Allais (2015) and McLear (2015 and 2016) grant that full-blown experience (Erfahrung), as empirical cognition (see note 9 above), requires us to unify states of perceptual consciousness under concepts. However, on their view, the perceptual states (intuitions) that get unified under concepts carry their cognitive significance anyway—independently of any top–down influence or guidance by the understanding. More specifically, their status as states of acquaintance or awareness of external objects is independent of any such activity by the understanding. Intuitions—which, on the views under question, possess only spatiotemporal, and not categorial, unity—are supposed to provide us with representations of particular objects—where such a particular is a ‘distinct, bounded thing to which the subject can pay individual attention’ or which ‘the subject can pick out as a unit’ (Allais 2015: 147n2, 154).

But our reading suggests that this is not Kant’s view. We grant that sensory consciousness is possible without the understanding. However, Kant suggests, the states that get unified under a concept are not simply conscious sensory representations, but rather observations, which—as argued above—involve exercises of our faculty of selective attention. And, as we have already seen, selection via attention is directed by the understanding—in accordance with ‘the combination that it [the understanding] thinks’ (B156-7n), or by the need for unity ‘under a single concept’ (H 7:398). This is because in attending to and tracking particulars in the world, we need to treat them as relatively persisting unitary objects that follow causally continuous trajectories through space.

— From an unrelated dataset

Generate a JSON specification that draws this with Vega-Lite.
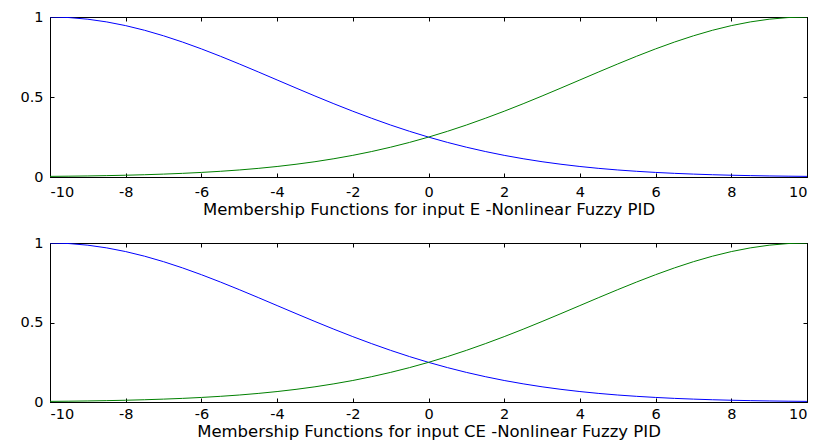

Thus, the objective cognitive significance of intuitions is not there anyway, independently of their being unified (or, perhaps, independently of their potential for being unified) under concepts. On our reading, it is because we possess the capacity for directed attention—a capacity governed by the understanding—that we are capable of sensory states with objective cognitive significance at all. (588-9)

So, I think the position is Intellectualist insofar as it makes intuition conditional on the understanding. It also seems to systematically ignore the intuition/perception distinction, at least insofar as it gives no serious treatment of the possibility that what directed attention unifies is intuition, as the bringing to consciousness an object. Indeed, the Handschrift quote speaks of “observation” glossed as “absichtliche Wahrnehmungen” (H 7:398) – so really it is perception that is at issue here and not intuition. They try and address the distinction between intuition and perception in note 11 (576) but they don’t really take the measure of Tolley’s discussion, and in any case, the gloss they give of the issue is very limited and doens’t really take into account other possibilities.

I also am a little perplexed as to just what the position amounts to. On the one hand they seem to make consciousness of objects dependent on directed attention by the understanding. On the other hand they allow that non-rational animals might have “some capacity for directed attention” and have representations (intuitions?) with “some degree of objective reference” (note 29, 587). I’m not really sure what ‘objective reference’ means here. And I don’t understand the hedging with degrees here. It seems like representation of causation or substance is an all or nothing thing—e.g. one either represents universality and necessity or not. So how could there be a degree-based argument here?